Luxury cars, premium watches, high-end bikes, designer handbags, vacation timeshares — they all share a brutal mathematical property: they bleed value from the moment of purchase, and they consume capital throughout their useful life via insurance, maintenance, fuel, parking, registration renewals, and depreciation-driven trade-in deltas. The price tag you see at the showroom is a tiny fraction of the true twenty-year wealth signature of that purchase. This calculator surfaces what financial advisors call the opportunity cost — the difference between owning the depreciating asset and routing the exact same capital into a productive, compounding alternative.

The Underlying Formula

The asset branch applies a constant-percentage depreciation rule: V(t) = V₀ × (1 − d)^t, where d is the annual depreciation rate. Each year a flat upkeep figure is subtracted cumulatively, modelling the perpetual outflow of insurance, service, and consumables. The investment branch deploys the down payment as a lump sum compounding at your chosen equity rate, and reinvests the monthly upkeep cost into the same compounding vehicle, simulating the discipline of routing each "service centre bill" into a SIP instead.

Depreciation Benchmarks

  • Luxury sedans (BMW, Mercedes, Audi): 50–60% value loss in the first 5 years, ~15% annual.
  • Sports cars (Porsche, AMG): Steep first-year drop (~25%), gentler thereafter.
  • Mass-market cars: ~10–12% annual depreciation, slowing after year 7.
  • Luxury watches (selected steel sports models): Sometimes appreciate; mostly hold 70–80% over a decade.
  • Yachts, private aircraft: Capital-destructive, often 20%+ annual including hangar/marina costs.

Using This Tool to Make Better Decisions

The point of this calculator is not to shame you out of every luxury purchase.
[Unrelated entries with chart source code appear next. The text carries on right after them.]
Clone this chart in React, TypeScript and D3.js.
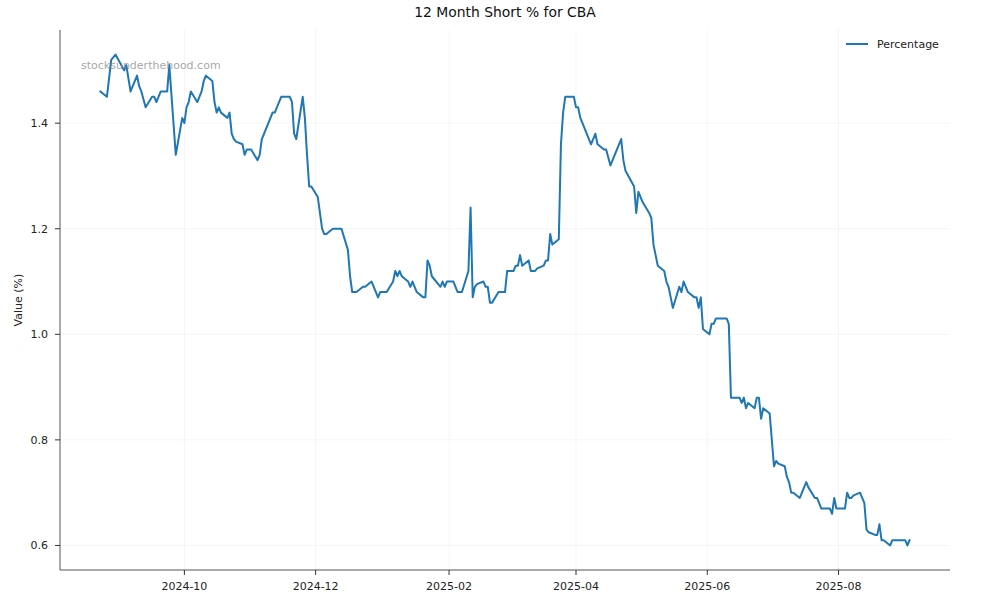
import React from "react";
import * as d3 from "d3";

const TITLE = "12 Month Short % for CBA";
const SERIES_NAME = "Percentage";
const Y_LABEL = "Value (%)";
const WATERMARK = "stocksunderthehood.com";

const dates: string[] = [
  "2024-08-23","2024-08-26","2024-08-28","2024-08-30","2024-09-03","2024-09-04","2024-09-06","2024-09-09","2024-09-10","2024-09-11",
  "2024-09-13","2024-09-16","2024-09-17","2024-09-18","2024-09-20","2024-09-23","2024-09-24","2024-09-27","2024-09-30","2024-10-01",
  "2024-10-02","2024-10-03","2024-10-04","2024-10-07","2024-10-09","2024-10-10","2024-10-11","2024-10-14","2024-10-15","2024-10-16",
  "2024-10-17","2024-10-18","2024-10-21","2024-10-22","2024-10-23","2024-10-24","2024-10-25","2024-10-28","2024-10-29","2024-10-30",
  "2024-11-01","2024-11-04","2024-11-05","2024-11-06","2024-11-11","2024-11-12","2024-11-13","2024-11-15","2024-11-19","2024-11-20",
  "2024-11-21","2024-11-22","2024-11-25","2024-11-26","2024-11-27","2024-11-28","2024-11-29","2024-12-02","2024-12-03","2024-12-04",
  "2024-12-05","2024-12-06","2024-12-09","2024-12-13","2024-12-16","2024-12-17","2024-12-18","2024-12-20","2024-12-23","2024-12-24",
  "2024-12-27","2024-12-30","2024-12-31","2025-01-03","2025-01-06","2025-01-07","2025-01-08","2025-01-09","2025-01-10","2025-01-13",
  "2025-01-14","2025-01-15","2025-01-17","2025-01-20","2025-01-21","2025-01-22","2025-01-23","2025-01-24","2025-01-28","2025-01-29",
  "2025-01-30","2025-01-31","2025-02-03","2025-02-04","2025-02-05","2025-02-07","2025-02-10","2025-02-11","2025-02-12","2025-02-13",
  "2025-02-14","2025-02-17","2025-02-18","2025-02-19","2025-02-20","2025-02-21","2025-02-24","2025-02-27","2025-02-28","2025-03-03",
  "2025-03-04","2025-03-05","2025-03-06","2025-03-07","2025-03-10","2025-03-11","2025-03-13","2025-03-14","2025-03-17","2025-03-18",
  "2025-03-19","2025-03-20","2025-03-21","2025-03-24","2025-03-25","2025-03-26","2025-03-27","2025-03-31","2025-04-01","2025-04-02",
  "2025-04-03","2025-04-04","2025-04-07","2025-04-08","2025-04-10","2025-04-11","2025-04-14","2025-04-15","2025-04-17","2025-04-22",
  "2025-04-23","2025-04-24","2025-04-28","2025-04-29","2025-04-30","2025-05-01","2025-05-02","2025-05-05","2025-05-06","2025-05-07",
  "2025-05-08","2025-05-09","2025-05-12","2025-05-13","2025-05-14","2025-05-15","2025-05-16","2025-05-19","2025-05-20","2025-05-21",
  "2025-05-22","2025-05-23","2025-05-26","2025-05-27","2025-05-28","2025-05-29","2025-05-30","2025-06-02","2025-06-03","2025-06-04",
  "2025-06-05","2025-06-06","2025-06-10","2025-06-11","2025-06-12","2025-06-13","2025-06-16","2025-06-17","2025-06-18","2025-06-19",
  "2025-06-20","2025-06-23","2025-06-24","2025-06-25","2025-06-26","2025-06-27","2025-06-30","2025-07-01","2025-07-02","2025-07-03",
  "2025-07-04","2025-07-07","2025-07-08","2025-07-09","2025-07-10","2025-07-11","2025-07-14","2025-07-15","2025-07-16","2025-07-17",
  "2025-07-18","2025-07-21","2025-07-22","2025-07-23","2025-07-24","2025-07-25","2025-07-28","2025-07-29","2025-07-30","2025-07-31",
  "2025-08-01","2025-08-04","2025-08-05","2025-08-06","2025-08-07","2025-08-08","2025-08-11","2025-08-12","2025-08-13","2025-08-14",
  "2025-08-15","2025-08-18","2025-08-19","2025-08-20","2025-08-21","2025-08-22","2025-08-25","2025-08-26","2025-08-27","2025-08-28",
  "2025-08-29","2025-09-01","2025-09-02","2025-09-03"
];

const percentages: number[] = [
  1.46,1.45,1.52,1.53,1.50,1.51,1.46,1.49,1.47,1.46,
  1.43,1.45,1.45,1.44,1.46,1.46,1.51,1.34,1.41,1.40,
  1.43,1.44,1.46,1.44,1.46,1.48,1.49,1.48,1.44,1.42,
  1.43,1.42,1.41,1.42,1.38,1.37,1.365,1.36,1.34,1.35,
  1.35,1.33,1.34,1.37,1.42,1.42,1.43,1.45,1.45,1.44,
  1.38,1.37,1.45,1.41,1.34,1.28,1.28,1.26,1.23,1.20,
  1.19,1.19,1.20,1.20,1.16,1.11,1.08,1.08,1.09,1.09,
  1.10,1.07,1.08,1.08,1.10,1.12,1.11,1.12,1.11,1.10,
  1.09,1.10,1.08,1.07,1.07,1.14,1.13,1.11,1.09,1.10,
  1.09,1.10,1.10,1.09,1.08,1.08,1.12,1.24,1.07,1.09,
  1.095,1.10,1.09,1.09,1.06,1.06,1.08,1.08,1.12,1.12,
  1.13,1.13,1.15,1.13,1.14,1.12,1.12,1.125,1.13,1.14,
  1.14,1.19,1.17,1.18,1.36,1.42,1.45,1.45,1.43,1.43,
  1.41,1.40,1.37,1.36,1.38,1.36,1.35,1.35,1.32,1.37,
  1.33,1.31,1.28,1.23,1.27,1.26,1.25,1.23,1.22,1.17,
  1.15,1.13,1.12,1.10,1.09,1.07,1.05,1.09,1.08,1.10,
  1.09,1.08,1.07,1.07,1.05,1.07,1.01,1.00,1.02,1.02,
  1.03,1.03,1.03,1.02,0.88,0.88,0.88,0.87,0.88,0.86,
  0.87,0.86,0.88,0.88,0.84,0.86,0.85,0.80,0.75,0.76,
  0.755,0.75,0.73,0.72,0.70,0.70,0.69,0.70,0.71,0.72,
  0.71,0.69,0.69,0.68,0.67,0.67,0.67,0.66,0.69,0.67,
  0.67,0.67,0.70,0.69,0.69,0.695,0.70,0.69,0.68,0.63,
  0.625,0.62,0.62,0.64,0.61,0.61,0.60,0.61,0.61,0.61,
  0.61,0.61,0.60,0.61
];

const yTicks: number[] = [0.6, 0.8, 1.0, 1.2, 1.4];

const WIDTH = 1000;
const HEIGHT = 600;
const M = { left: 60, right: 50, top: 30, bottom: 30 };
const FONT = "'DejaVu Sans', 'Liberation Sans', sans-serif";
const LINE_COLOR = "#1f77b4";

export default function App() {
  const parse = d3.utcParse("%Y-%m-%d");
  const points = dates.map((d, i) => ({ date: parse(d) as Date, value: percentages[i] }));

  const [x0, x1] = d3.extent(points, (p) => p.date) as [Date, Date];
  const xPad = (x1.getTime() - x0.getTime()) * 0.05;
  const [y0, y1] = d3.extent(points, (p) => p.value) as [number, number];
  const yPad = (y1 - y0) * 0.05;

  const x = d3
    .scaleUtc()
    .domain([new Date(x0.getTime() - xPad), new Date(x1.getTime() + xPad)])
    .range([M.left, WIDTH - M.right]);
  const y = d3
    .scaleLinear()
    .domain([y0 - yPad, y1 + yPad])
    .range([HEIGHT - M.bottom, M.top]);

  const xTicks = d3
    .utcMonth.range(x.domain()[0], x.domain()[1])
    .map((d) => d3.utcMonth.ceil(d))
    .filter((d, i, arr) => d.getUTCMonth() % 2 === 1 && arr.findIndex((e) => e.getTime() === d.getTime()) === i && d <= x.domain()[1]);
  const fmtX = d3.utcFormat("%Y-%m");
  const fmtY = d3.format(".1f");

  const line = d3
    .line<{ date: Date; value: number }>()
    .x((p) => x(p.date))
    .y((p) => y(p.value));

  const plotLeft = M.left;
  const plotRight = WIDTH - M.right;
  const plotTop = M.top;
  const plotBottom = HEIGHT - M.bottom;

  return (
    <svg
      width={WIDTH}
      height={HEIGHT}
      style={{ position: "absolute", left: 0, top: 0, background: "#fff" }}
      fontFamily={FONT}
    >
      <rect x={0} y={0} width={WIDTH} height={HEIGHT} fill="#fff" />
      {/* grid */}
      <g stroke="#f2f2f2" strokeWidth={0.8}>
        {xTicks.map((t) => (
          <line key={"gx" + t.getTime()} x1={x(t)} x2={x(t)} y1={plotTop} y2={plotBottom} />
        ))}
        {yTicks.map((t) => (
          <line key={"gy" + t} x1={plotLeft} x2={plotRight} y1={y(t)} y2={y(t)} />
        ))}
      </g>

      {/* data line */}
      <path d={line(points) || ""} fill="none" stroke={LINE_COLOR} strokeWidth={2} strokeLinejoin="round" strokeLinecap="square" />

      {/* watermark */}
      <text x={81} y={69} fontSize={11} fill="#888" fillOpacity={0.75}>
        {WATERMARK}
      </text>

      {/* spines */}
      <line x1={plotLeft} x2={plotLeft} y1={plotTop} y2={plotBottom} stroke="#555" strokeWidth={1} />
      <line x1={plotLeft} x2={plotRight} y1={plotBottom} y2={plotBottom} stroke="#555" strokeWidth={1} />

      {/* x ticks */}
      <g fontSize={11} fill="#222" textAnchor="middle">
        {xTicks.map((t) => (
          <g key={"xt" + t.getTime()}>
            <line x1={x(t)} x2={x(t)} y1={plotBottom} y2={plotBottom + 5} stroke="#333" strokeWidth={1} />
            <text x={x(t)} y={plotBottom + 20}>
              {fmtX(t)}
            </text>
          </g>
        ))}
      </g>

      {/* y ticks */}
      <g fontSize={11} fill="#222" textAnchor="end">
        {yTicks.map((t) => (
          <g key={"yt" + t}>
            <line x1={plotLeft - 5} x2={plotLeft} y1={y(t)} y2={y(t)} stroke="#333" strokeWidth={1} />
            <text x={plotLeft - 12} y={y(t)} dy="0.35em">
              {fmtY(t)}
            </text>
          </g>
        ))}
      </g>

      {/* y label */}
      <text
        transform={`translate(${22},${(plotTop + plotBottom) / 2}) rotate(-90)`}
        textAnchor="middle"
        fontSize={11}
        fill="#222"
      >
        {Y_LABEL}
      </text>

      {/* title */}
      <text x={(plotLeft + plotRight) / 2} y={17} textAnchor="middle" fontSize={13.9} fill="#111">
        {TITLE}
      </text>

      {/* legend */}
      <g>
        <line x1={846} x2={868} y1={44} y2={44} stroke={LINE_COLOR} strokeWidth={2} />
        <text x={877} y={44} dy="0.35em" fontSize={11} fill="#222">
          {SERIES_NAME}
        </text>
      </g>
    </svg>
  );
}
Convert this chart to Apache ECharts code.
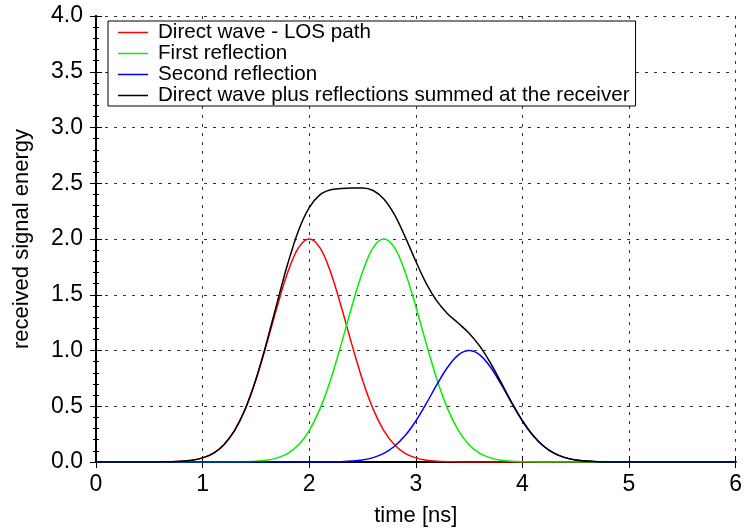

Some luxuries genuinely improve life. The point is to quantify the trade, so you make the trade consciously. A common heuristic that emerges from the math: if the opportunity-cost figure exceeds 50% of your current liquid net worth, the purchase is materially compromising your financial independence trajectory. If it represents less than 5% of your invested portfolio, the lifestyle return likely justifies the wealth drag. Run scenarios across different vehicle classes, depreciation rates, and ownership horizons before committing. The most underrated wealth-building move in modern personal finance is delaying status purchases by 5–7 years and routing that capital into compounders instead.

Frequently Asked Questions

What is opportunity cost?

Opportunity cost is the return you forego by spending on a depreciating asset instead of investing it. A ₹50 lakh car loses ~60% of its value in 7 years and incurs ₹15 lakh of running cost. The same ₹50 lakh in equity at 12% becomes ₹1.1 crore in 7 years.

Are luxury cars ever financially justified?

Almost never for salaried investors. The combination of depreciation (8-12% annually), insurance (1.5-3% of value), and maintenance creates a 15-20% annual cost on the asset. Justifications are emotional or business-related (depreciation tax shield), rarely financial.

How much can I afford to spend on a car?

Common rule: total vehicle expenditure (EMI + insurance + fuel + maintenance) should not exceed 10% of take-home income. The car's on-road price should not exceed 50% of annual income. Most Indians materially exceed both — at meaningful long-term wealth cost.

What about depreciation on luxury watches and jewellery?

Watches from top houses (Rolex, AP, Patek) often hold or appreciate — closer to alternative assets than depreciating luxuries. Gold jewellery loses 15-20% on resale due to making charges. Pure investment-grade gold coins/bars are far more efficient stores of value.